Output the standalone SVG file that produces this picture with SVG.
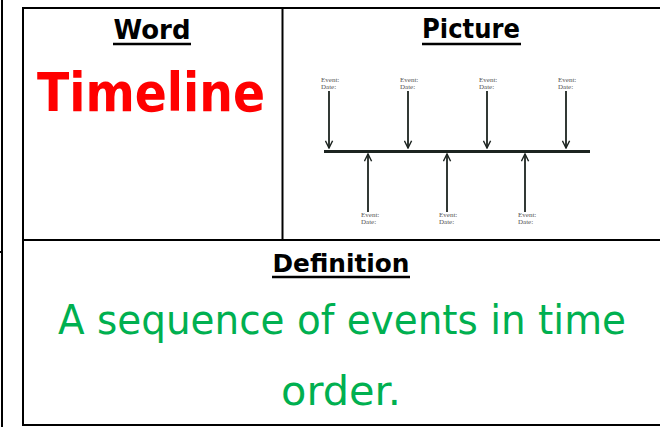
<svg xmlns="http://www.w3.org/2000/svg" width="660" height="427" viewBox="0 0 660 427">
  <defs>
    <style>
      .rule { stroke: #000; stroke-width: 2; fill: none; }
      .head { font-family: "DejaVu Sans", "Liberation Sans", sans-serif; font-weight: bold; fill: #000; }
      .ul { stroke: #000; stroke-width: 2.5; }
      .word { font-family: "DejaVu Sans", "Liberation Sans", sans-serif; font-weight: bold; fill: #FF0000; }
      .def { font-family: "DejaVu Sans", "Liberation Sans", sans-serif; fill: #00B050; }
      .axis { stroke: #1c2420; stroke-width: 3; }
      .shaft { stroke: #1c2420; stroke-width: 1.8; fill: none; }
      .lbl { font-family: "Liberation Serif", "DejaVu Serif", serif; font-size: 7px; fill: #555; }
    </style>
    <marker id="chev" viewBox="0 0 10 10" refX="9" refY="5" markerWidth="9" markerHeight="9" markerUnits="userSpaceOnUse" orient="auto">
      <path d="M1,1 L9,5 L1,9" fill="none" stroke="#1c2420" stroke-width="1.6"/>
    </marker>
  </defs>

  <rect width="660" height="427" fill="#fff"/>

  <!-- edge of the neighbouring table -->
  <g id="edge">
    <line class="rule" x1="2" y1="0" x2="2" y2="427"/>
    <line class="rule" x1="0" y1="252" x2="3" y2="252" stroke-width="1.5"/>
  </g>

  <!-- table frame -->
  <g id="frame">
    <rect class="rule" x="23" y="8" width="640" height="417"/>
    <line class="rule" x1="282.5" y1="8" x2="282.5" y2="240"/>
    <line class="rule" x1="23" y1="240" x2="660" y2="240"/>
  </g>

  <g id="cell-word">
    <text class="head" x="152" y="39" font-size="27" text-anchor="middle" textLength="77" lengthAdjust="spacingAndGlyphs">Word</text>
    <line class="ul" x1="113" y1="44" x2="191" y2="44"/>
    <text class="word" x="37" y="111" font-size="53" textLength="228" lengthAdjust="spacingAndGlyphs">Timeline</text>
  </g>

  <g id="cell-picture">
    <text class="head" x="471" y="38" font-size="27" text-anchor="middle" textLength="98" lengthAdjust="spacingAndGlyphs">Picture</text>
    <line class="ul" x1="422" y1="44" x2="521" y2="44"/>

    <line class="axis" x1="324" y1="151.5" x2="590" y2="151.5"/>

    <g id="labels">
      <text class="lbl" x="321" y="82">Event:</text><text class="lbl" x="321" y="89">Date:</text>
      <text class="lbl" x="400" y="82">Event:</text><text class="lbl" x="400" y="89">Date:</text>
      <text class="lbl" x="479" y="82">Event:</text><text class="lbl" x="479" y="89">Date:</text>
      <text class="lbl" x="558" y="82">Event:</text><text class="lbl" x="558" y="89">Date:</text>
      <text class="lbl" x="361" y="217">Event:</text><text class="lbl" x="361" y="224">Date:</text>
      <text class="lbl" x="439" y="217">Event:</text><text class="lbl" x="439" y="224">Date:</text>
      <text class="lbl" x="518" y="217">Event:</text><text class="lbl" x="518" y="224">Date:</text>
    </g>
  </g>

  <!-- event arrows pointing onto the time axis -->
  <g id="connectors">
    <line class="shaft" x1="329" y1="91" x2="329" y2="148" marker-end="url(#chev)"/>
    <line class="shaft" x1="408" y1="91" x2="408" y2="148" marker-end="url(#chev)"/>
    <line class="shaft" x1="487" y1="91" x2="487" y2="148" marker-end="url(#chev)"/>
    <line class="shaft" x1="566" y1="91" x2="566" y2="148" marker-end="url(#chev)"/>
    <line class="shaft" x1="368" y1="212" x2="368" y2="154" marker-end="url(#chev)"/>
    <line class="shaft" x1="447" y1="212" x2="447" y2="154" marker-end="url(#chev)"/>
    <line class="shaft" x1="525" y1="212" x2="525" y2="154" marker-end="url(#chev)"/>
  </g>

  <g id="cell-definition">
    <text class="head" x="341" y="272" font-size="24" text-anchor="middle" textLength="137" lengthAdjust="spacingAndGlyphs">Definition</text>
    <line class="ul" x1="272" y1="277" x2="410" y2="277"/>
    <text class="def" x="58" y="334" font-size="40" textLength="568" lengthAdjust="spacingAndGlyphs">A sequence of events in time</text>
    <text class="def" x="281" y="405" font-size="40" textLength="120" lengthAdjust="spacingAndGlyphs">order.</text>
  </g>
</svg>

◆ ◆ ◆ ◆ ◆

▸ **Set exercise**: Reproduce the listing word for word and omit its pictures.

▸ **Solution to the problem**:
Output the standalone SVG file that produces this picture with SVG.
<svg xmlns="http://www.w3.org/2000/svg" width="660" height="427" viewBox="0 0 660 427">
  <defs>
    <style>
      .rule { stroke: #000; stroke-width: 2; fill: none; }
      .head { font-family: "DejaVu Sans", "Liberation Sans", sans-serif; font-weight: bold; fill: #000; }
      .ul { stroke: #000; stroke-width: 2.5; }
      .word { font-family: "DejaVu Sans", "Liberation Sans", sans-serif; font-weight: bold; fill: #FF0000; }
      .def { font-family: "DejaVu Sans", "Liberation Sans", sans-serif; fill: #00B050; }
      .axis { stroke: #1c2420; stroke-width: 3; }
      .shaft { stroke: #1c2420; stroke-width: 1.8; fill: none; }
      .lbl { font-family: "Liberation Serif", "DejaVu Serif", serif; font-size: 7px; fill: #555; }
    </style>
    <marker id="chev" viewBox="0 0 10 10" refX="9" refY="5" markerWidth="9" markerHeight="9" markerUnits="userSpaceOnUse" orient="auto">
      <path d="M1,1 L9,5 L1,9" fill="none" stroke="#1c2420" stroke-width="1.6"/>
    </marker>
  </defs>

  <rect width="660" height="427" fill="#fff"/>

  <!-- edge of the neighbouring table -->
  <g id="edge">
    <line class="rule" x1="2" y1="0" x2="2" y2="427"/>
    <line class="rule" x1="0" y1="252" x2="3" y2="252" stroke-width="1.5"/>
  </g>

  <!-- table frame -->
  <g id="frame">
    <rect class="rule" x="23" y="8" width="640" height="417"/>
    <line class="rule" x1="282.5" y1="8" x2="282.5" y2="240"/>
    <line class="rule" x1="23" y1="240" x2="660" y2="240"/>
  </g>

  <g id="cell-word">
    <text class="head" x="152" y="39" font-size="27" text-anchor="middle" textLength="77" lengthAdjust="spacingAndGlyphs">Word</text>
    <line class="ul" x1="113" y1="44" x2="191" y2="44"/>
    <text class="word" x="37" y="111" font-size="53" textLength="228" lengthAdjust="spacingAndGlyphs">Timeline</text>
  </g>

  <g id="cell-picture">
    <text class="head" x="471" y="38" font-size="27" text-anchor="middle" textLength="98" lengthAdjust="spacingAndGlyphs">Picture</text>
    <line class="ul" x1="422" y1="44" x2="521" y2="44"/>

    <line class="axis" x1="324" y1="151.5" x2="590" y2="151.5"/>

    <g id="labels">
      <text class="lbl" x="321" y="82">Event:</text><text class="lbl" x="321" y="89">Date:</text>
      <text class="lbl" x="400" y="82">Event:</text><text class="lbl" x="400" y="89">Date:</text>
      <text class="lbl" x="479" y="82">Event:</text><text class="lbl" x="479" y="89">Date:</text>
      <text class="lbl" x="558" y="82">Event:</text><text class="lbl" x="558" y="89">Date:</text>
      <text class="lbl" x="361" y="217">Event:</text><text class="lbl" x="361" y="224">Date:</text>
      <text class="lbl" x="439" y="217">Event:</text><text class="lbl" x="439" y="224">Date:</text>
      <text class="lbl" x="518" y="217">Event:</text><text class="lbl" x="518" y="224">Date:</text>
    </g>
  </g>

  <!-- event arrows pointing onto the time axis -->
  <g id="connectors">
    <line class="shaft" x1="329" y1="91" x2="329" y2="148" marker-end="url(#chev)"/>
    <line class="shaft" x1="408" y1="91" x2="408" y2="148" marker-end="url(#chev)"/>
    <line class="shaft" x1="487" y1="91" x2="487" y2="148" marker-end="url(#chev)"/>
    <line class="shaft" x1="566" y1="91" x2="566" y2="148" marker-end="url(#chev)"/>
    <line class="shaft" x1="368" y1="212" x2="368" y2="154" marker-end="url(#chev)"/>
    <line class="shaft" x1="447" y1="212" x2="447" y2="154" marker-end="url(#chev)"/>
    <line class="shaft" x1="525" y1="212" x2="525" y2="154" marker-end="url(#chev)"/>
  </g>

  <g id="cell-definition">
    <text class="head" x="341" y="272" font-size="24" text-anchor="middle" textLength="137" lengthAdjust="spacingAndGlyphs">Definition</text>
    <line class="ul" x1="272" y1="277" x2="410" y2="277"/>
    <text class="def" x="58" y="334" font-size="40" textLength="568" lengthAdjust="spacingAndGlyphs">A sequence of events in time</text>
    <text class="def" x="281" y="405" font-size="40" textLength="120" lengthAdjust="spacingAndGlyphs">order.</text>
  </g>
</svg>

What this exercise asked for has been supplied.